--- Goal of the exercise ---
Leave out all pictures and return, exactly as written, the lines from the line containing "Write the seaborn" to the line containing "from matplotlib.lines import Line2D", both ends kept.

----------------

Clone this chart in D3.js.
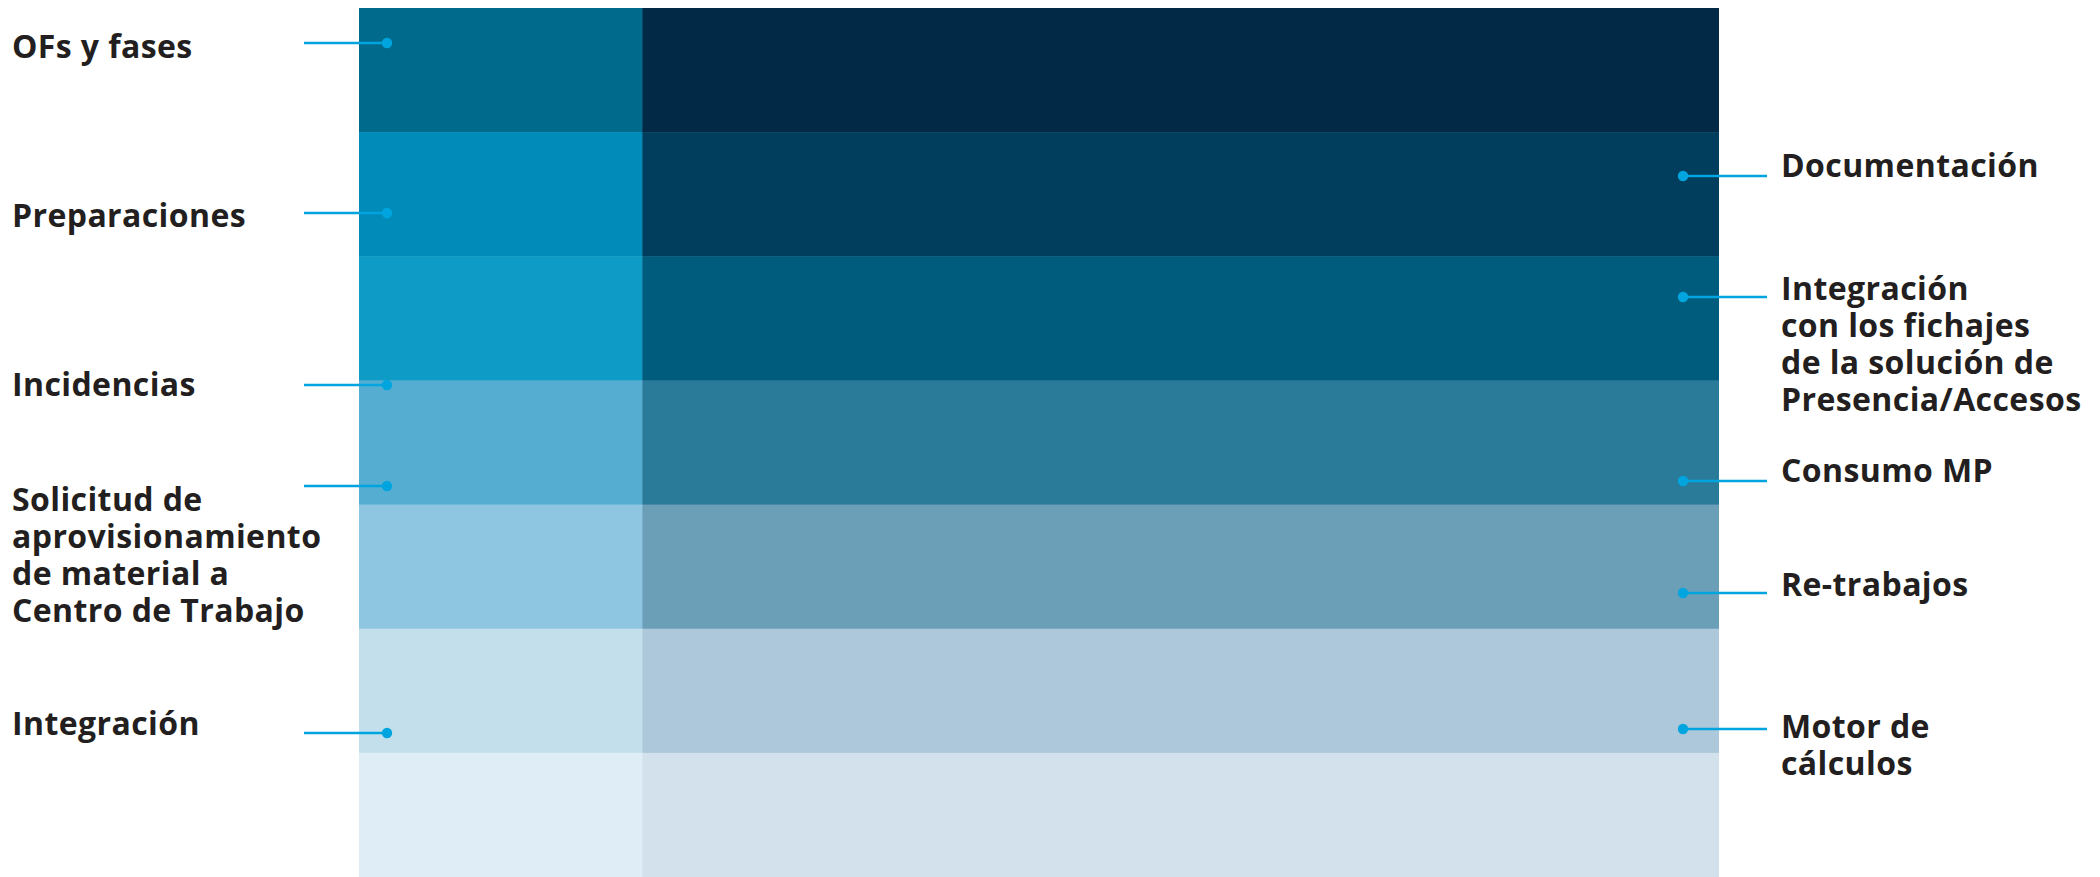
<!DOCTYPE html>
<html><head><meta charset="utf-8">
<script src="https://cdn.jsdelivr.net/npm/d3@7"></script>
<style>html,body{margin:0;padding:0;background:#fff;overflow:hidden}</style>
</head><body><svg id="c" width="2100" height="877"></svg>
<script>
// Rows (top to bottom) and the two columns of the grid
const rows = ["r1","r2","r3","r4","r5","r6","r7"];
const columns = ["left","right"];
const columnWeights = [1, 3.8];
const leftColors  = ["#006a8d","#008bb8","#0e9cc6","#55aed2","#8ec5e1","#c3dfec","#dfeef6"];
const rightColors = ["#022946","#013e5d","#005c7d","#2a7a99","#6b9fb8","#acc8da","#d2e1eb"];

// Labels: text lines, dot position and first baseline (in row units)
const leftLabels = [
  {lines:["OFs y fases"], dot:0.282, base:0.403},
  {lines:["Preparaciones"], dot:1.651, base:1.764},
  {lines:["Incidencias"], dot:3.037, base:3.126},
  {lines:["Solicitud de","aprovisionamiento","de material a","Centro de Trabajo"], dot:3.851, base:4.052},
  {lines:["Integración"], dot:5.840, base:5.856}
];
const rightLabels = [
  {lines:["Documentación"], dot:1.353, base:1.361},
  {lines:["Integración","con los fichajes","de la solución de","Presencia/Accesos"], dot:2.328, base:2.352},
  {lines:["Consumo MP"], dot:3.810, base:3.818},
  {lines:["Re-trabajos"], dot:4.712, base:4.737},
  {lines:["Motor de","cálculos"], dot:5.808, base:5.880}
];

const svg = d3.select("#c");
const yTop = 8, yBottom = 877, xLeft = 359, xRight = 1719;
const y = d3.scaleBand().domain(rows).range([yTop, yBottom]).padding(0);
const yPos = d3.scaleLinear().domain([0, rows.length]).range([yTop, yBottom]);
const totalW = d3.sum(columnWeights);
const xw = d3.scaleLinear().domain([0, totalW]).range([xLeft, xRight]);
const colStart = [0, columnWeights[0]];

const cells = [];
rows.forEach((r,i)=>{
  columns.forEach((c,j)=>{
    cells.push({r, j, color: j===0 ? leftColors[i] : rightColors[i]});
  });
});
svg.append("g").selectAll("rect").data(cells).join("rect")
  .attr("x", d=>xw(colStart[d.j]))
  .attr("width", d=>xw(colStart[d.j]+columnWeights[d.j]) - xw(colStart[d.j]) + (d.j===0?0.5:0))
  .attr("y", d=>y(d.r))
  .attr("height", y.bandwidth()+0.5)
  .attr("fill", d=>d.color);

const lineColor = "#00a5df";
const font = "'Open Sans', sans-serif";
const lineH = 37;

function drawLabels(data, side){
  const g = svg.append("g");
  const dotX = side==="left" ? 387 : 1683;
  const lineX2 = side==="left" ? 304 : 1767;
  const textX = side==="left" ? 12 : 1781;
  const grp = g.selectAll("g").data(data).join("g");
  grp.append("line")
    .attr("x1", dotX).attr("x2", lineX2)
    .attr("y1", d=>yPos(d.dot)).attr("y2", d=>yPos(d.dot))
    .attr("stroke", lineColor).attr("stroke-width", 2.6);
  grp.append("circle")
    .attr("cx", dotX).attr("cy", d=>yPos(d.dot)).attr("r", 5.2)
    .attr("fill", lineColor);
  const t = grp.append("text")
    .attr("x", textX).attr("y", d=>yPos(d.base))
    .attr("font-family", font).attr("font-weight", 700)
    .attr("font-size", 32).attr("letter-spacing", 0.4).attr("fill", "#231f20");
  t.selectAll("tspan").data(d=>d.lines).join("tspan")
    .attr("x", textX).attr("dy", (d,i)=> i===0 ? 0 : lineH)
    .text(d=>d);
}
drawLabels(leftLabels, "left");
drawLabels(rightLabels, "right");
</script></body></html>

----------------

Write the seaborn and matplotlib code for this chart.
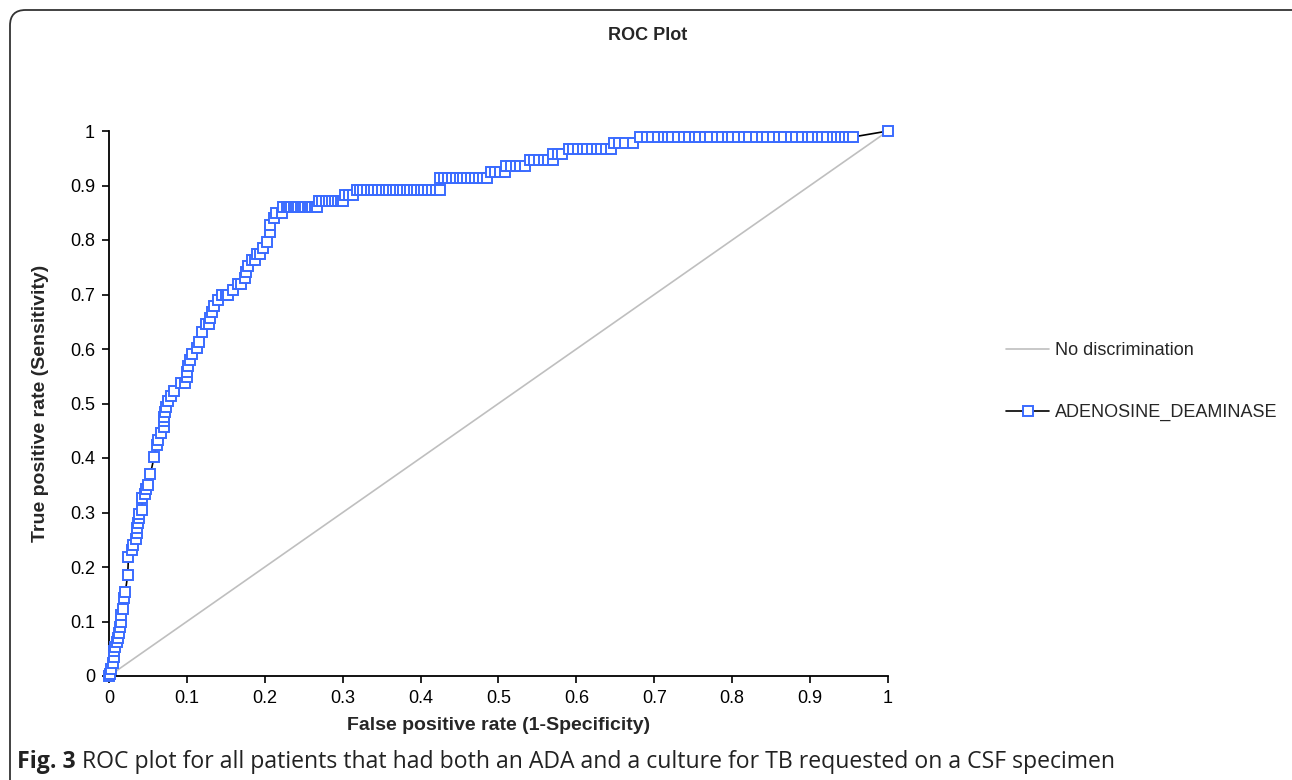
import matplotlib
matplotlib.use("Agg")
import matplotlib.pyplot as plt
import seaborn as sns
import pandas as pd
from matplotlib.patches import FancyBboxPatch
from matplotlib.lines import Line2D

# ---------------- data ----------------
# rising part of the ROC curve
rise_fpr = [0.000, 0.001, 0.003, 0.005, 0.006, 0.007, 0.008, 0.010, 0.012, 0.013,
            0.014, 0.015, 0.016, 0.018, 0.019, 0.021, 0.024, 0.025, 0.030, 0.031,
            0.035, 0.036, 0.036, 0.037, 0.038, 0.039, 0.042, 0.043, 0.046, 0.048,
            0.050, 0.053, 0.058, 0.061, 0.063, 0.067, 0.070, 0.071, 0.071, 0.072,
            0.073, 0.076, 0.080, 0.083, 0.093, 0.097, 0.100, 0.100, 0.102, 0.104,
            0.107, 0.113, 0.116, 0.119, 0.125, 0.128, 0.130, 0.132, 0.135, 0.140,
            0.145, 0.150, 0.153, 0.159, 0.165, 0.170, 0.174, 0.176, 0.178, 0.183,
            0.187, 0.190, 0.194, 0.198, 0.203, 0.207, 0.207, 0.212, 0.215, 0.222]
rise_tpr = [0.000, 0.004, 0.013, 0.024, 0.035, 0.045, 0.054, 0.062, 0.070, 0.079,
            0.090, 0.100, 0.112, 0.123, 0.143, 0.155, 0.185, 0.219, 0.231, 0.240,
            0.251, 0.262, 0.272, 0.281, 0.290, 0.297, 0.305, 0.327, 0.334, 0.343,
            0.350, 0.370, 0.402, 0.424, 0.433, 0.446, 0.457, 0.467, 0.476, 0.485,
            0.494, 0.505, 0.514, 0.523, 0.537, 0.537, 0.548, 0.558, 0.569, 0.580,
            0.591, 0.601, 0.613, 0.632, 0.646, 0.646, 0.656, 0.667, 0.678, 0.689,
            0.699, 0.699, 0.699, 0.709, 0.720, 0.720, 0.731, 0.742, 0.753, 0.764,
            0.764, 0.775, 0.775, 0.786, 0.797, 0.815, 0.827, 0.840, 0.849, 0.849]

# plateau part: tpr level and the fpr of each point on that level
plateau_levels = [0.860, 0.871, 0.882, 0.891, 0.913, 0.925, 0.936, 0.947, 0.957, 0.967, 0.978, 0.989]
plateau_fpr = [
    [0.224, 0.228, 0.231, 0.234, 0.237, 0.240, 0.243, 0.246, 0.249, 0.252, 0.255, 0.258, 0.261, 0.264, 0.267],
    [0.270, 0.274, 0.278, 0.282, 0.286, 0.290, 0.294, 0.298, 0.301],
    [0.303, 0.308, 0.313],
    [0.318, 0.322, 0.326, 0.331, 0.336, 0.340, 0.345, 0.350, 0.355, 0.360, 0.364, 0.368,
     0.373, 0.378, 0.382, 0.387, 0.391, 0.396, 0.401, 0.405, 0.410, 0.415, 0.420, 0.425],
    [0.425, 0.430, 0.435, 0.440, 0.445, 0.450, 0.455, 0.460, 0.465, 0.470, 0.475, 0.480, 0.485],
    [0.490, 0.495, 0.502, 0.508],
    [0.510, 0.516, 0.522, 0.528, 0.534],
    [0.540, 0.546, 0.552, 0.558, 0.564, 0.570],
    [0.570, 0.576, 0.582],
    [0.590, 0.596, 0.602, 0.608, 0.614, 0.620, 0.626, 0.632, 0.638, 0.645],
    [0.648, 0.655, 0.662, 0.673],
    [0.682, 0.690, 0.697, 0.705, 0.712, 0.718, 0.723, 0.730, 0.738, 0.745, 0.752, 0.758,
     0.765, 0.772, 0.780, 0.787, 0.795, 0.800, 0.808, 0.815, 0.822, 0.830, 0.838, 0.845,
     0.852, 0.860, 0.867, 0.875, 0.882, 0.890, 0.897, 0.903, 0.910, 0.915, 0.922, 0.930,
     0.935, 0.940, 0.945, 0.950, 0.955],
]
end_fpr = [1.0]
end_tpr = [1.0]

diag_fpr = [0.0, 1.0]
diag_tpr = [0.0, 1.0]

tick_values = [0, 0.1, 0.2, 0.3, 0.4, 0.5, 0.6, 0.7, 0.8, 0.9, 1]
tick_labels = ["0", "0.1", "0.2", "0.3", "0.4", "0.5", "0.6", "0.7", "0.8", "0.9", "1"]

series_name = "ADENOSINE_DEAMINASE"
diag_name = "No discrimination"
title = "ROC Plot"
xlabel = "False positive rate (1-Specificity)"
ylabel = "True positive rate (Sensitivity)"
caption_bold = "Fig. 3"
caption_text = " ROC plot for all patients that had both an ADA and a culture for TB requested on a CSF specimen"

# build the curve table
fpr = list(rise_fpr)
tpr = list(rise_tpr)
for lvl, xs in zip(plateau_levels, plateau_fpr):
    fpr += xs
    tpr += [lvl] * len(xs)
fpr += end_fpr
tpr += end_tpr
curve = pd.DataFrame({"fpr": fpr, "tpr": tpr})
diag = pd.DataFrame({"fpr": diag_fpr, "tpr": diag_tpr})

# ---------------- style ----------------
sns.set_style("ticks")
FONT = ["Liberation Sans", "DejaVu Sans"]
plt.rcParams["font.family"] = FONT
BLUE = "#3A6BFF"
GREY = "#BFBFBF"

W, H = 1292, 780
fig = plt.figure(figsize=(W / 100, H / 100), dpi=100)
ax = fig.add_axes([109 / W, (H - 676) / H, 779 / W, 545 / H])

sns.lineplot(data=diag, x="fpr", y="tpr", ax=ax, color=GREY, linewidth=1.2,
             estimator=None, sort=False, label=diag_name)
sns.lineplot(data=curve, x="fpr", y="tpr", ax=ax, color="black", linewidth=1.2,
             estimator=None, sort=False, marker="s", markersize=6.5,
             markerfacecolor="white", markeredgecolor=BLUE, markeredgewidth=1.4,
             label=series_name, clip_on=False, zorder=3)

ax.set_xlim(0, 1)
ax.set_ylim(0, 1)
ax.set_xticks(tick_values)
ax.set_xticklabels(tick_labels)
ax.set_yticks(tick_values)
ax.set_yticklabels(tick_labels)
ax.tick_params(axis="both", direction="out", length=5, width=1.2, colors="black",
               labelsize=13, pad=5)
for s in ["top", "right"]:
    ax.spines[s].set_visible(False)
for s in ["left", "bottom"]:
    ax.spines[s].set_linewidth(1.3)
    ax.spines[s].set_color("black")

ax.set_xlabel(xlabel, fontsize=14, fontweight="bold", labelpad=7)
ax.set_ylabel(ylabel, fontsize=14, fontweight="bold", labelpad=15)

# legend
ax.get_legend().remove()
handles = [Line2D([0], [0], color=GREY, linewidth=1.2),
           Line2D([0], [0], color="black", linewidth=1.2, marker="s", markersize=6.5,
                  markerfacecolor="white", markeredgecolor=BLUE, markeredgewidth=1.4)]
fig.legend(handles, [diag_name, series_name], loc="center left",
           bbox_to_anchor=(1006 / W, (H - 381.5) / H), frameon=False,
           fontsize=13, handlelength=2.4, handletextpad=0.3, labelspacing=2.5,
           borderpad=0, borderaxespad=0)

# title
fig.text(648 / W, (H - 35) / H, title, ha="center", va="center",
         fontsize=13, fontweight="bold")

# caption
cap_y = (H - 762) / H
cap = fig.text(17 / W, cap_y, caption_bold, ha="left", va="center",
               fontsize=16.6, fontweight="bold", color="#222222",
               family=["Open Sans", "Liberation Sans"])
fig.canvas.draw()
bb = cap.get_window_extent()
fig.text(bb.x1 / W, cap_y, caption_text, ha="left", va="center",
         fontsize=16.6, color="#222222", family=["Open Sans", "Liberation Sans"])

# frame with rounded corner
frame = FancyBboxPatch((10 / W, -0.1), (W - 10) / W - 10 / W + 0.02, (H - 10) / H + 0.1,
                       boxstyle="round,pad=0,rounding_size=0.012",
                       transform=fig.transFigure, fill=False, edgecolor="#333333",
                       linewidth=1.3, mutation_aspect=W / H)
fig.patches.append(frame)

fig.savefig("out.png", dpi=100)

----------------

--- Result of this exercise ---
Write the seaborn and matplotlib code for this chart.
import matplotlib
matplotlib.use("Agg")
import matplotlib.pyplot as plt
import seaborn as sns
import pandas as pd
from matplotlib.patches import FancyBboxPatch
from matplotlib.lines import Line2D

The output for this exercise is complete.